Source:
https://scmp.com/comment/insight-opinion/article/2188119/paul-chans-budget-old-wine-new-bottle
Opinion/ Comment

Paul Chan’s budget is old wine in a new bottle

  • The financial secretary has offered Hong Kong neither long-term planning nor shorter-term solutions, and reserves expected to hit HK$1.16 trillion will be put away for another rainy day
A man watches television screens as Financial Secretary Paul Chan Mo delivers his budget for 2019-20. Photo: Dickson Lee

Unimaginative, rule-bound and conventional, Financial Secretary Paul Chan Mo-po has offered us neither long-term planning nor shorter-term solutions in his latest budget.

There is the usual 60 per cent division into education (HK$124 billion [US$15.8 billion]), social welfare (HK$97.2 billion) and health care (HK$88.6 billion), the three big spending items.

I give you there is the much advertised 10.9 per cent increase in health spending – it’s recurrent, meaning year after year from now on, and not just one-off. But even with the increase, the big-three total spending still hovers around the 60 per cent level.

The rest, as usual, is taken up by security, food and the environment, infrastructure and government support (a major staff spending item), and economic and community services.
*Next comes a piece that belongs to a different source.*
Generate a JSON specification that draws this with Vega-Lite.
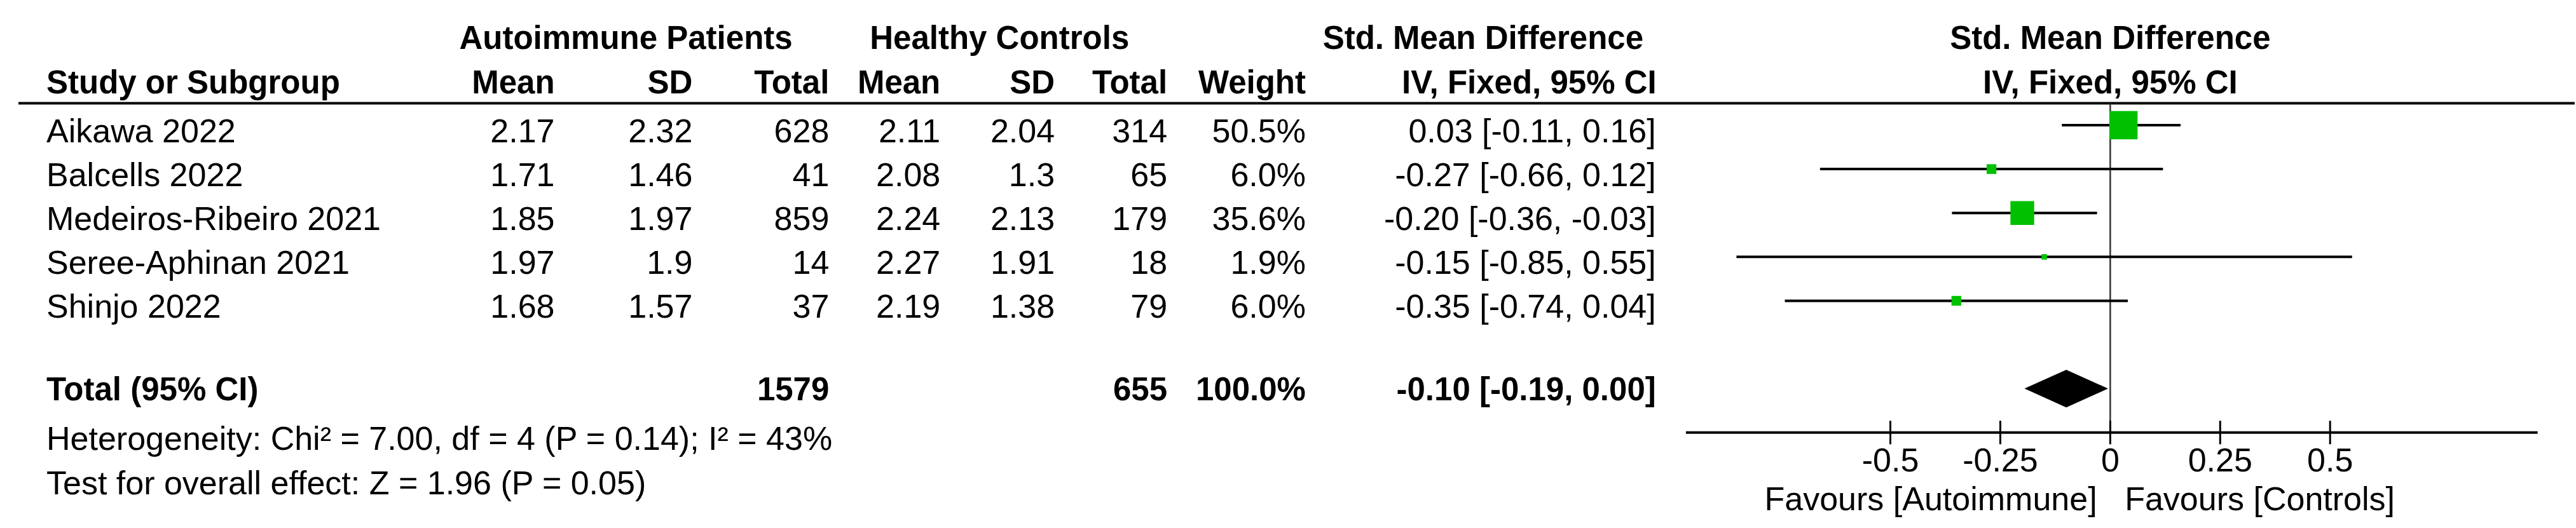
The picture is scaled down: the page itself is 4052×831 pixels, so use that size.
{
  "$schema": "https://vega.github.io/schema/vega-lite/v6.json",
  "width": 4052,
  "height": 831,
  "autosize": {"type": "fit", "contains": "padding"},
  "padding": 0,
  "background": "#ffffff",
  "datasets": {
    "studies": [
      {"study": "Aikawa 2022", "row": 1, "aMean": 2.17, "aSD": 2.32, "aN": 628, "cMean": 2.11, "cSD": 2.04, "cN": 314, "weight": 0.505, "smd": 0.03, "lo": -0.11, "hi": 0.16, "ci": "0.03 [-0.11, 0.16]"},
      {"study": "Balcells 2022", "row": 2, "aMean": 1.71, "aSD": 1.46, "aN": 41, "cMean": 2.08, "cSD": 1.3, "cN": 65, "weight": 0.06, "smd": -0.27, "lo": -0.66, "hi": 0.12, "ci": "-0.27 [-0.66, 0.12]"},
      {"study": "Medeiros-Ribeiro 2021", "row": 3, "aMean": 1.85, "aSD": 1.97, "aN": 859, "cMean": 2.24, "cSD": 2.13, "cN": 179, "weight": 0.356, "smd": -0.2, "lo": -0.36, "hi": -0.03, "ci": "-0.20 [-0.36, -0.03]"},
      {"study": "Seree-Aphinan 2021", "row": 4, "aMean": 1.97, "aSD": 1.9, "aN": 14, "cMean": 2.27, "cSD": 1.91, "cN": 18, "weight": 0.019, "smd": -0.15, "lo": -0.85, "hi": 0.55, "ci": "-0.15 [-0.85, 0.55]"},
      {"study": "Shinjo 2022", "row": 5, "aMean": 1.68, "aSD": 1.57, "aN": 37, "cMean": 2.19, "cSD": 1.38, "cN": 79, "weight": 0.06, "smd": -0.35, "lo": -0.74, "hi": 0.04, "ci": "-0.35 [-0.74, 0.04]"}
    ],
    "total": [
      {"label": "Total (95% CI)", "row": 7, "aN": 1579, "cN": 655, "weight": 1.0, "smd": -0.1, "lo": -0.19, "hi": 0.0, "ci": "-0.10 [-0.19, 0.00]"}
    ],
    "notes": [
      {"row": 8, "text": "Heterogeneity: Chi² = 7.00, df = 4 (P = 0.14); I² = 43%"},
      {"row": 9, "text": "Test for overall effect: Z = 1.96 (P = 0.05)"}
    ],
    "ticks": [{"tick": -0.5}, {"tick": -0.25}, {"tick": 0}, {"tick": 0.25}, {"tick": 0.5}]
  },
  "layer": [
    {
      "data": {"values": [{}]},
      "mark": {"type": "rule", "strokeWidth": 4, "color": "#000000"},
      "encoding": {
        "x": {"datum": -4.7572, "type": "quantitative", "scale": {"domain": [-4.79913, 1.05636], "nice": false, "zero": false}, "axis": null},
        "x2": {"datum": 1.05636},
        "y": {"datum": 0.5, "type": "quantitative", "scale": {"domain": [-1.851, 10.175], "nice": false, "zero": false, "reverse": true}, "axis": null}
      }
    },
    {
      "data": {"values": [{}]},
      "mark": {"type": "rule", "strokeWidth": 2.5, "color": "#333333"},
      "encoding": {"x": {"datum": 0}, "y": {"datum": 0.5}, "y2": {"datum": 8}}
    },
    {
      "data": {"name": "studies"},
      "mark": {"type": "rule", "strokeWidth": 4, "color": "#000000"},
      "encoding": {
        "x": {"field": "lo", "type": "quantitative"},
        "x2": {"field": "hi"},
        "y": {"field": "row", "type": "quantitative"}
      }
    },
    {
      "data": {"name": "studies"},
      "mark": {"type": "point", "shape": "square", "filled": true, "color": "#00c000", "opacity": 1, "strokeWidth": 0},
      "encoding": {
        "x": {"field": "smd", "type": "quantitative"},
        "y": {"field": "row", "type": "quantitative"},
        "size": {"field": "weight", "type": "quantitative", "scale": {"domain": [0, 0.505], "range": [0, 1980], "zero": true}, "legend": null}
      }
    },
    {
      "data": {"name": "total"},
      "mark": {"type": "point", "shape": "M-1,0L0,-0.45L1,0L0,0.45Z", "filled": true, "color": "#000000", "opacity": 1, "size": 17292, "strokeWidth": 0},
      "encoding": {
        "x": {"field": "smd", "type": "quantitative"},
        "y": {"field": "row", "type": "quantitative"}
      }
    },
    {
      "data": {"values": [{}]},
      "mark": {"type": "rule", "strokeWidth": 4, "color": "#000000"},
      "encoding": {"x": {"datum": -0.965}, "x2": {"datum": 0.972}, "y": {"datum": 8}}
    },
    {
      "data": {"name": "ticks"},
      "mark": {"type": "rule", "strokeWidth": 3, "color": "#000000"},
      "encoding": {"x": {"field": "tick", "type": "quantitative"}, "y": {"datum": 7.732}, "y2": {"datum": 8.268}}
    },
    {
      "data": {"name": "ticks"},
      "mark": {"type": "text", "align": "center", "dy": 61.3},
      "encoding": {"x": {"field": "tick", "type": "quantitative"}, "y": {"datum": 8}, "text": {"field": "tick", "type": "nominal"}}
    },
    {
      "data": {"values": [{}]},
      "mark": {"type": "text", "align": "right", "dy": 53.2},
      "encoding": {"x": {"datum": -0.03}, "y": {"datum": 9}, "text": {"value": "Favours [Autoimmune]"}}
    },
    {
      "data": {"values": [{}]},
      "mark": {"type": "text", "align": "left", "dy": 53.2},
      "encoding": {"x": {"datum": 0.033}, "y": {"datum": 9}, "text": {"value": "Favours [Controls]"}}
    },
    {
      "data": {"values": [{}]},
      "mark": {"type": "text", "align": "center", "fontWeight": "bold", "fontSize": 51, "dy": 18.2},
      "encoding": {"x": {"datum": -3.3757}, "y": {"datum": -1}, "text": {"value": "Autoimmune Patients"}}
    },
    {
      "data": {"values": [{}]},
      "mark": {"type": "text", "align": "center", "fontWeight": "bold", "fontSize": 51, "dy": 18.2},
      "encoding": {"x": {"datum": -2.526}, "y": {"datum": -1}, "text": {"value": "Healthy Controls"}}
    },
    {
      "data": {"values": [{}]},
      "mark": {"type": "text", "align": "center", "fontWeight": "bold", "fontSize": 51, "dy": 18.2},
      "encoding": {"x": {"datum": -1.4263}, "y": {"datum": -1}, "text": {"value": "Std. Mean Difference"}}
    },
    {
      "data": {"values": [{}]},
      "mark": {"type": "text", "align": "center", "fontWeight": "bold", "fontSize": 51, "dy": 18.2},
      "encoding": {"x": {"datum": 0}, "y": {"datum": -1}, "text": {"value": "Std. Mean Difference"}}
    },
    {
      "data": {"values": [{}]},
      "mark": {"type": "text", "align": "left", "fontWeight": "bold", "fontSize": 51, "dy": 19.1},
      "encoding": {"x": {"datum": -4.6936}, "y": {"datum": 0}, "text": {"value": "Study or Subgroup"}}
    },
    {
      "data": {"values": [{}]},
      "mark": {"type": "text", "align": "right", "fontWeight": "bold", "fontSize": 51, "dy": 19.1},
      "encoding": {"x": {"datum": -3.5376}, "y": {"datum": 0}, "text": {"value": "Mean"}}
    },
    {
      "data": {"values": [{}]},
      "mark": {"type": "text", "align": "right", "fontWeight": "bold", "fontSize": 51, "dy": 19.1},
      "encoding": {"x": {"datum": -3.224}, "y": {"datum": 0}, "text": {"value": "SD"}}
    },
    {
      "data": {"values": [{}]},
      "mark": {"type": "text", "align": "right", "fontWeight": "bold", "fontSize": 51, "dy": 19.1},
      "encoding": {"x": {"datum": -2.9133}, "y": {"datum": 0}, "text": {"value": "Total"}}
    },
    {
      "data": {"values": [{}]},
      "mark": {"type": "text", "align": "right", "fontWeight": "bold", "fontSize": 51, "dy": 19.1},
      "encoding": {"x": {"datum": -2.6604}, "y": {"datum": 0}, "text": {"value": "Mean"}}
    },
    {
      "data": {"values": [{}]},
      "mark": {"type": "text", "align": "right", "fontWeight": "bold", "fontSize": 51, "dy": 19.1},
      "encoding": {"x": {"datum": -2.4003}, "y": {"datum": 0}, "text": {"value": "SD"}}
    },
    {
      "data": {"values": [{}]},
      "mark": {"type": "text", "align": "right", "fontWeight": "bold", "fontSize": 51, "dy": 19.1},
      "encoding": {"x": {"datum": -2.1445}, "y": {"datum": 0}, "text": {"value": "Total"}}
    },
    {
      "data": {"values": [{}]},
      "mark": {"type": "text", "align": "right", "fontWeight": "bold", "fontSize": 51, "dy": 19.1},
      "encoding": {"x": {"datum": -1.8295}, "y": {"datum": 0}, "text": {"value": "Weight"}}
    },
    {
      "data": {"values": [{}]},
      "mark": {"type": "text", "align": "right", "fontWeight": "bold", "fontSize": 51, "dy": 19.1},
      "encoding": {"x": {"datum": -1.0318}, "y": {"datum": 0}, "text": {"value": "IV, Fixed, 95% CI"}}
    },
    {
      "data": {"values": [{}]},
      "mark": {"type": "text", "align": "center", "fontWeight": "bold", "fontSize": 51, "dy": 19.1},
      "encoding": {"x": {"datum": 0}, "y": {"datum": 0}, "text": {"value": "IV, Fixed, 95% CI"}}
    },
    {
      "data": {"name": "studies"},
      "mark": {"type": "text", "align": "left", "dy": 27},
      "encoding": {"x": {"datum": -4.6936}, "y": {"field": "row", "type": "quantitative"}, "text": {"field": "study", "type": "nominal"}}
    },
    {
      "data": {"name": "studies"},
      "mark": {"type": "text", "align": "right", "dy": 27},
      "encoding": {"x": {"datum": -3.5376}, "y": {"field": "row", "type": "quantitative"}, "text": {"field": "aMean", "type": "nominal"}}
    },
    {
      "data": {"name": "studies"},
      "mark": {"type": "text", "align": "right", "dy": 27},
      "encoding": {"x": {"datum": -3.224}, "y": {"field": "row", "type": "quantitative"}, "text": {"field": "aSD", "type": "nominal"}}
    },
    {
      "data": {"name": "studies"},
      "mark": {"type": "text", "align": "right", "dy": 27},
      "encoding": {"x": {"datum": -2.9133}, "y": {"field": "row", "type": "quantitative"}, "text": {"field": "aN", "type": "nominal"}}
    },
    {
      "data": {"name": "studies"},
      "mark": {"type": "text", "align": "right", "dy": 27},
      "encoding": {"x": {"datum": -2.6604}, "y": {"field": "row", "type": "quantitative"}, "text": {"field": "cMean", "type": "nominal"}}
    },
    {
      "data": {"name": "studies"},
      "mark": {"type": "text", "align": "right", "dy": 27},
      "encoding": {"x": {"datum": -2.4003}, "y": {"field": "row", "type": "quantitative"}, "text": {"field": "cSD", "type": "nominal"}}
    },
    {
      "data": {"name": "studies"},
      "mark": {"type": "text", "align": "right", "dy": 27},
      "encoding": {"x": {"datum": -2.1445}, "y": {"field": "row", "type": "quantitative"}, "text": {"field": "cN", "type": "nominal"}}
    },
    {
      "data": {"name": "studies"},
      "mark": {"type": "text", "align": "right", "dy": 27},
      "encoding": {"x": {"datum": -1.8295}, "y": {"field": "row", "type": "quantitative"}, "text": {"field": "weight", "type": "quantitative", "format": ".1%"}}
    },
    {
      "data": {"name": "studies"},
      "mark": {"type": "text", "align": "right", "dy": 27},
      "encoding": {"x": {"datum": -1.0332}, "y": {"field": "row", "type": "quantitative"}, "text": {"field": "ci", "type": "nominal"}}
    },
    {
      "data": {"name": "total"},
      "mark": {"type": "text", "align": "left", "fontWeight": "bold", "fontSize": 51, "dy": 18.4},
      "encoding": {"x": {"datum": -4.6936}, "y": {"field": "row", "type": "quantitative"}, "text": {"field": "label", "type": "nominal"}}
    },
    {
      "data": {"name": "total"},
      "mark": {"type": "text", "align": "right", "fontWeight": "bold", "fontSize": 51, "dy": 18.4},
      "encoding": {"x": {"datum": -2.9133}, "y": {"field": "row", "type": "quantitative"}, "text": {"field": "aN", "type": "nominal"}}
    },
    {
      "data": {"name": "total"},
      "mark": {"type": "text", "align": "right", "fontWeight": "bold", "fontSize": 51, "dy": 18.4},
      "encoding": {"x": {"datum": -2.1445}, "y": {"field": "row", "type": "quantitative"}, "text": {"field": "cN", "type": "nominal"}}
    },
    {
      "data": {"name": "total"},
      "mark": {"type": "text", "align": "right", "fontWeight": "bold", "fontSize": 51, "dy": 18.4},
      "encoding": {"x": {"datum": -1.8295}, "y": {"field": "row", "type": "quantitative"}, "text": {"field": "weight", "type": "quantitative", "format": ".1%"}}
    },
    {
      "data": {"name": "total"},
      "mark": {"type": "text", "align": "right", "fontWeight": "bold", "fontSize": 51, "dy": 18.4},
      "encoding": {"x": {"datum": -1.0332}, "y": {"field": "row", "type": "quantitative"}, "text": {"field": "ci", "type": "nominal"}}
    },
    {
      "data": {"name": "notes"},
      "mark": {"type": "text", "align": "left", "dy": 27.7},
      "encoding": {"x": {"datum": -4.6936}, "y": {"field": "row", "type": "quantitative"}, "text": {"field": "text", "type": "nominal"}}
    }
  ],
  "config": {
    "view": {"stroke": null},
    "axis": {"disable": true},
    "text": {"font": "Liberation Sans", "fontSize": 52, "fill": "#000000", "baseline": "alphabetic"}
  }
}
The health care increase is an essentially legalised “bribe” to medical staff in the public sector, who have been complaining about understaffing and being overwhelmed by an influx of patients during the latest flu season.

Of course, this year hasn’t been worse than last, when some public hospitals hit an occupancy rate of 130 per cent. What is different is that medical staff complaints have been politicised and tied to anti-immigrant sentiment and calls to scrap the 150 daily quota for mainland migrants – hence the quick and generous response from the government.

Another government spending rule: don’t do it above 20 per cent of gross domestic product. Since last year, Chan would have us know that under his tenure, he is ready to break this rule now and in the next few years – by 1.2 to 1.8 percentage points. Wow!

This is his new financial philosophy to adopt “forward-looking and strategic planning” to optimise the fiscal surplus to invest for Hong Kong and to relieve people’s hardships. It’s what most people would call throwing extra crumbs to the little people.

Note that these are not an even recurrent commitment, but a one-off: for example, an extra month of payment in Comprehensive Social Security Assistance (CSSA); a cut in salary tax and rates; a one-off grant to poor students and medical vouchers for the elderly.

As for long terms, Chan dodged the only real government plan: the controversial HK$500 billion East Lantau Metropolis.

Meanwhile, the fiscal reserves, which exceeded HK$1 trillion last year, will hit HK$1.16 trillion.

We can look but not touch, because there are “economic headwinds” ahead and we always need them for a rainy day, however defined.